Drowning the People Billboard
Various Signs Including: Bush’s War Refutes Intelligent Design
I wandered around to some of the pre-march rally, looking for buttons, for people whom I thought might be there. I found the rally somewhat disappointing as there was a fair amount of anti-Israeli rhetoric by some of the speakers. There’s plenty of blame to go around for the mess in the Middle East. However, even though I felt those kind of speeches sent the wrong message, I was certainly in complete agreement with the speakers about the mess the Bush administration has made of things!
My favorite button/sign of the day was: Make Levees, Not War.
Dead Men’s Boots
Axis of Evil: Bush, Cheney, Rove, Rumsfeld (that’s a poster of Casey Sheehan inthe background)
Cheney the Puppetmaster
Shot of the Crowd at the Pre-March Rally
Getting the march started seemed to take a while. Often, these things start late.
Around 1:15, I went to see if there was any way to get in place for the march. The intersection where the march was due to start from was jammed with people not really moving anywhere. I got pushed around by the crowd a little (which shows you how densely packed everyone was – I am not a little person and I don’t get pushed around that easily). After a bit of this I started to feel a little claustrophic, so I followed along with a line of people trying to cross the street and wound up back near the mall.
Rally Near the Washington Monument
So, I decided to visit the National Book Festival. The National Book Festival was one of the few good ideas to come out of the Bush administration, and, wouldn’t you know it, it was probably Laura Bush’s idea. I mostly wandered down the mall, got a free book bag, visited some of the exhibits, took photos of the massive line Neil Gaiman had (probably at least 400 people), listened to George R. R. Martin talk, and finally returned for the March. By then, you could just join the marchers without being completely crowded; the densely-packed part of the march was long gone.
There were a few hundred counter-demonstrators. They were loud, obnoxious, but exercising their right to free expression. We booed and kept on walking. One of the counter-demonstrators had a sign that read something like “Fighting for America’s Freedom in Iraq.” Well, no. The last war that Americans fought in that had anything to do with America’s freedom was probably World War II and that was sixty years ago. Maybe Korea, but that was over more than fifty years ago. But the recent spate of wars has had nothing to do with America’s freedom and everything to do with America’s control.
It was late afternoon. I was exhausted and starved and tried to find some lunch. Eventually, I lucked into finding Red Sage, my favorite Tex-Mex place in DC. And I lucked into finding a seat in the bar area so I didn’t have to wait over a half hour for a table. I had a civilized lunch and went back out to finish the march.
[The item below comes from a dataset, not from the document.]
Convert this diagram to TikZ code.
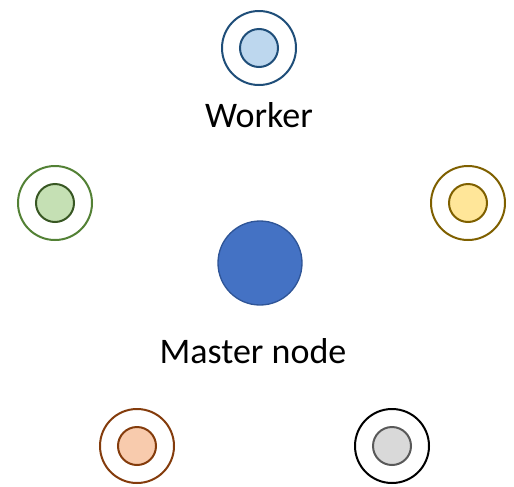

Iraq Veterans Against the War
One Last Look at the March
I’m not sure how many people were at the march; I’d estimate over 100,000, possibly up to 150,000. Certainly over 100,000 more than the “pro-Iraq war” rally got!
I know marches are merely symbolic acts. We have a government that’s shown time and time again it doesn’t give a damn about American’s dissent. It doesn’t mean we shouldn’t dissent.